(GIVEN EXERCISE) Isolate every line in the data with the string "this" and copy it.
+ + +
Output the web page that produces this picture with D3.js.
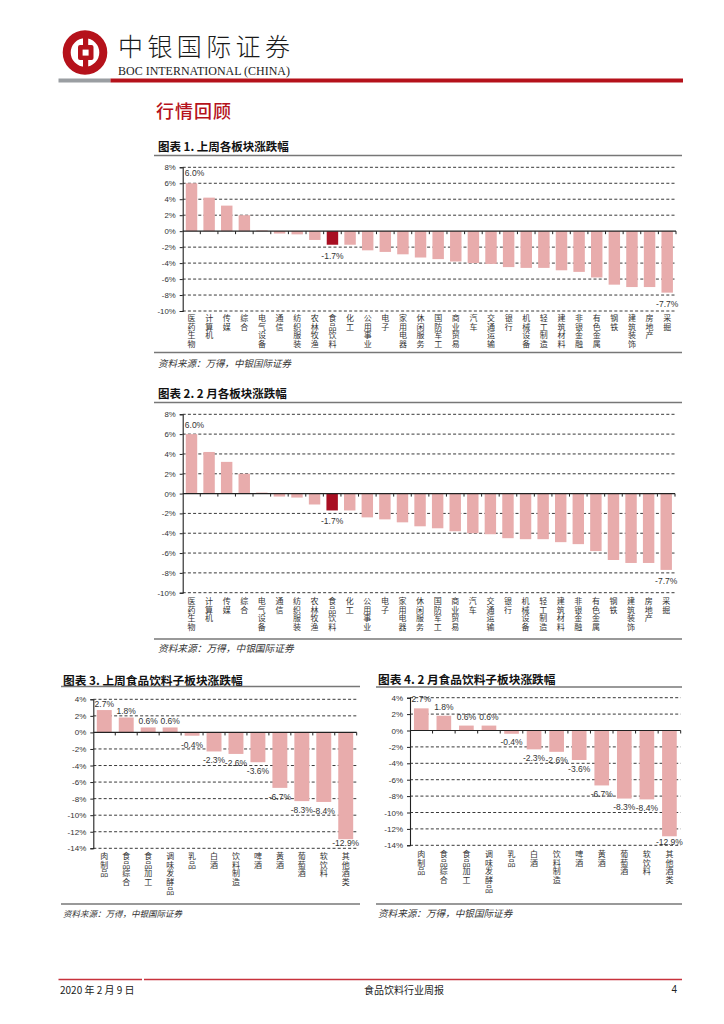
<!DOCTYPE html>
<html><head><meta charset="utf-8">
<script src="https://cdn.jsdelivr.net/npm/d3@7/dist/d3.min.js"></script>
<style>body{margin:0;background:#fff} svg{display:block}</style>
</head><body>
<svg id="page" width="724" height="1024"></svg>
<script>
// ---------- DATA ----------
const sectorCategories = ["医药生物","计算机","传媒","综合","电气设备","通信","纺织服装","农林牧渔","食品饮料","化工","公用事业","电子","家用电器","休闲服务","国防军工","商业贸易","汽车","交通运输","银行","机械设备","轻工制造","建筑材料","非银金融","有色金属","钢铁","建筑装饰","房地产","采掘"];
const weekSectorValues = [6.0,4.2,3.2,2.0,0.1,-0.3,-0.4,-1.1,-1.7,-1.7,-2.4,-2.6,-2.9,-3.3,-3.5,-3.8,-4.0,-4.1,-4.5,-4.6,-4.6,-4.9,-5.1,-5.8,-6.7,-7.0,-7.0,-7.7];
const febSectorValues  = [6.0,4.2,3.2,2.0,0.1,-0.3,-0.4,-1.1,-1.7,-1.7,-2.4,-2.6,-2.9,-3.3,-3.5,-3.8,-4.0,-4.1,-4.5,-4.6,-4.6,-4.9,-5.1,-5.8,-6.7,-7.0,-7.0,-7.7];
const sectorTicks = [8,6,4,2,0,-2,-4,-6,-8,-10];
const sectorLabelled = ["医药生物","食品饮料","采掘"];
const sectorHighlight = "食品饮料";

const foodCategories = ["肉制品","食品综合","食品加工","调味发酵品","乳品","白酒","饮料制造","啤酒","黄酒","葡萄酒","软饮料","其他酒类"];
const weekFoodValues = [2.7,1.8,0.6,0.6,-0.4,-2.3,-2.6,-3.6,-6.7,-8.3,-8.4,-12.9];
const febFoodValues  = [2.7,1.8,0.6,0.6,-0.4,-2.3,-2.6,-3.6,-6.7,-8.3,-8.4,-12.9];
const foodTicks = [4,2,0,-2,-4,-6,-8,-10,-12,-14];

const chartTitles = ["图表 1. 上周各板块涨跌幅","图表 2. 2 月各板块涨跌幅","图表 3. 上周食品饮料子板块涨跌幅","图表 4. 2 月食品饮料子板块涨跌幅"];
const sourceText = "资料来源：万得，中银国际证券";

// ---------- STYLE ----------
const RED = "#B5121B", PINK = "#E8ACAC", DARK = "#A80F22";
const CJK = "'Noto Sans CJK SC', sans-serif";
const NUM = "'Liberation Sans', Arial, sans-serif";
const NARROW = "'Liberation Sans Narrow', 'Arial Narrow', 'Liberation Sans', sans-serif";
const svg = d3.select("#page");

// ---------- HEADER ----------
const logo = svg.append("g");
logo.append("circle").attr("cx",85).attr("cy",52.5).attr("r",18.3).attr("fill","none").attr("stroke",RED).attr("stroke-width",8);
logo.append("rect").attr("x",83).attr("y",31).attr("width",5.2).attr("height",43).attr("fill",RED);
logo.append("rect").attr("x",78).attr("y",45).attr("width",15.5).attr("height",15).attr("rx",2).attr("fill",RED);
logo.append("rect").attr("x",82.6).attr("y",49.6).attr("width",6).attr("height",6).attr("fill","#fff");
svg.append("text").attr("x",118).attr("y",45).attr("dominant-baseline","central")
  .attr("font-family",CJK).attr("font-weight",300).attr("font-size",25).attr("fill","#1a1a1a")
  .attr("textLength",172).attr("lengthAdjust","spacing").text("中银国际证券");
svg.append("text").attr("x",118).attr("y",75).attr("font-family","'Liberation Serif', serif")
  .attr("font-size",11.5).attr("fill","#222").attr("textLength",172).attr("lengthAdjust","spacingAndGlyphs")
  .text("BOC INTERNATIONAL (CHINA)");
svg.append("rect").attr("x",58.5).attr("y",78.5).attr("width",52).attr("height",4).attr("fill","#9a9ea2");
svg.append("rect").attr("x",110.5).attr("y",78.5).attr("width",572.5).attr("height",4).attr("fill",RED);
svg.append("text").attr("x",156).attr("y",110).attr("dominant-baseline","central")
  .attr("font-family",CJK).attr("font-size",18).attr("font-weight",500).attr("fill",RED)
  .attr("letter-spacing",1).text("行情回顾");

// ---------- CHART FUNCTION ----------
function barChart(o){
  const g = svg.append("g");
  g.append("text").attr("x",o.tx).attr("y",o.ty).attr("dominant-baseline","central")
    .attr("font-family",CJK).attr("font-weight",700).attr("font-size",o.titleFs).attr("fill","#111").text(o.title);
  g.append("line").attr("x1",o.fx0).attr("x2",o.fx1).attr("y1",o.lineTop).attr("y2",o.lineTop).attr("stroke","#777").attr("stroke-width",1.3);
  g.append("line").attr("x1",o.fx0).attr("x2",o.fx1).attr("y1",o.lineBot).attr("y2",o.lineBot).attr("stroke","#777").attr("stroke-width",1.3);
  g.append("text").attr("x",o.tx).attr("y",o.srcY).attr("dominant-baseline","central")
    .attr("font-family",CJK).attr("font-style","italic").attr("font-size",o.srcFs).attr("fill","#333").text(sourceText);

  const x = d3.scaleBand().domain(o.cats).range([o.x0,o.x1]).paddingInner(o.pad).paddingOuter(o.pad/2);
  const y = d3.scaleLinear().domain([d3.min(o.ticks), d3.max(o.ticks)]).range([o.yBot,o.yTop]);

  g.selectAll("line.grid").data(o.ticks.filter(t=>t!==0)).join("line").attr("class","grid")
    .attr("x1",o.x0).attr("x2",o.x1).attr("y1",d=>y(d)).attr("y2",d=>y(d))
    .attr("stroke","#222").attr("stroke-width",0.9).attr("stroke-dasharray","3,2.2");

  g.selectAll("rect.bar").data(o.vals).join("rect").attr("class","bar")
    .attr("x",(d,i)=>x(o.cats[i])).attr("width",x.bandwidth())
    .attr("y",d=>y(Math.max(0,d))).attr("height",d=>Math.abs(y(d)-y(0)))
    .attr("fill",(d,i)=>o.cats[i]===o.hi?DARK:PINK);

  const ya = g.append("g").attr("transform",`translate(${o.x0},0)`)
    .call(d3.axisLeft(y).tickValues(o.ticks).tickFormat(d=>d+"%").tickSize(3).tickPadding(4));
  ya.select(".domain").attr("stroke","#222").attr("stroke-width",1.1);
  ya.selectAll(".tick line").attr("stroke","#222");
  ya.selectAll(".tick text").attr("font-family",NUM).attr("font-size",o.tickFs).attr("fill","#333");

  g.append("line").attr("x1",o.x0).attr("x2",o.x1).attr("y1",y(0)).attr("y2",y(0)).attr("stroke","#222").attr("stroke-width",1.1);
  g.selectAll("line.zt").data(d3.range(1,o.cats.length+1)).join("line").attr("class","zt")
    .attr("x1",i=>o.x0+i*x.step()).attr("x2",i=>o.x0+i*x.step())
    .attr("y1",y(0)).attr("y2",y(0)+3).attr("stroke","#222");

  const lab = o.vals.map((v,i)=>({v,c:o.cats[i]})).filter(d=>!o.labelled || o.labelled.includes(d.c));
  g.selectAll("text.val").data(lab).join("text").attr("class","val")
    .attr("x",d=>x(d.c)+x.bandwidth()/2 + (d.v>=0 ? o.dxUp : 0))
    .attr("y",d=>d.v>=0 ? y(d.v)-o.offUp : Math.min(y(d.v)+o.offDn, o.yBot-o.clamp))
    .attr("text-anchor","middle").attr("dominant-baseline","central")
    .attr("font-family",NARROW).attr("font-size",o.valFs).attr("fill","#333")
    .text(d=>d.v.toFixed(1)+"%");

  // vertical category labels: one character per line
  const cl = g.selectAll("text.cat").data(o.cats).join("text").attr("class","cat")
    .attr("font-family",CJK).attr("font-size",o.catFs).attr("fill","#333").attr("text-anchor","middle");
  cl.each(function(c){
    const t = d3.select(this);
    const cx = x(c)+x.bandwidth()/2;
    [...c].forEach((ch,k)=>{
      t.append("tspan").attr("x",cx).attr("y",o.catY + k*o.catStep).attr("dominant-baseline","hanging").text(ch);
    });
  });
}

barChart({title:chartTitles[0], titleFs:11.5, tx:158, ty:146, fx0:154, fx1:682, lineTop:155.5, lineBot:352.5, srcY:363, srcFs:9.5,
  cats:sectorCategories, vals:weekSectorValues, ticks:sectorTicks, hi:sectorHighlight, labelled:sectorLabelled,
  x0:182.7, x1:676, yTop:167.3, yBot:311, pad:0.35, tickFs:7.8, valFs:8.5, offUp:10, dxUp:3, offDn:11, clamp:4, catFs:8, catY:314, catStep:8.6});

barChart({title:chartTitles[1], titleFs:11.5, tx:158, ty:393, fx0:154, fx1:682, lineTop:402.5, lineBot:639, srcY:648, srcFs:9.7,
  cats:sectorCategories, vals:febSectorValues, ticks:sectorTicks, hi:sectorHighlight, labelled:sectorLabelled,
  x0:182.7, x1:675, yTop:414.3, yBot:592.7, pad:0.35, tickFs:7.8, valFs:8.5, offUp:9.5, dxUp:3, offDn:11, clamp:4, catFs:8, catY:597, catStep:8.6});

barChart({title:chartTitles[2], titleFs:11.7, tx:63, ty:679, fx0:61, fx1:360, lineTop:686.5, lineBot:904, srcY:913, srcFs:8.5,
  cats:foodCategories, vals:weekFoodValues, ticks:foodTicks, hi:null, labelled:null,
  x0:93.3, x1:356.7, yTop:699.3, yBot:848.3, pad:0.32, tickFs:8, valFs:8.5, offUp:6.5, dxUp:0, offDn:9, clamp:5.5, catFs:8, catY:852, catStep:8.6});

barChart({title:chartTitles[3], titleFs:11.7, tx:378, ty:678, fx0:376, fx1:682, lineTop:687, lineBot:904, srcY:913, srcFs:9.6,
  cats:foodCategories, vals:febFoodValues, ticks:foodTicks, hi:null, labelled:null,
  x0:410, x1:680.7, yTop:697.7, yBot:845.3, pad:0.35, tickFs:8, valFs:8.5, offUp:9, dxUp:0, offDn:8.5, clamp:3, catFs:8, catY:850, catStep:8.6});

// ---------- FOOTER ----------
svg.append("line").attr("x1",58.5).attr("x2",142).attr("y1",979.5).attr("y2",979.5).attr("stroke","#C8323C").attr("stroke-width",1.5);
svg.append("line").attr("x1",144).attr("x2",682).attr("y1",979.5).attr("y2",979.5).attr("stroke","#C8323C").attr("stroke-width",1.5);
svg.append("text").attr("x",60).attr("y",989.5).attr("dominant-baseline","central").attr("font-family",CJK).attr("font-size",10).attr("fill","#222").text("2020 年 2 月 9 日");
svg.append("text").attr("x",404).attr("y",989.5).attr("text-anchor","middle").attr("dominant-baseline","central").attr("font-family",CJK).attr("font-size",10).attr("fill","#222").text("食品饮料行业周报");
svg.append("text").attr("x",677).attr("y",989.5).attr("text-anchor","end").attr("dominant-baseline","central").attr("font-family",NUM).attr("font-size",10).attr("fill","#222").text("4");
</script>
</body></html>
+ + +
(REPLY)
Output the web page that produces this picture with D3.js.
    const t = d3.select(this);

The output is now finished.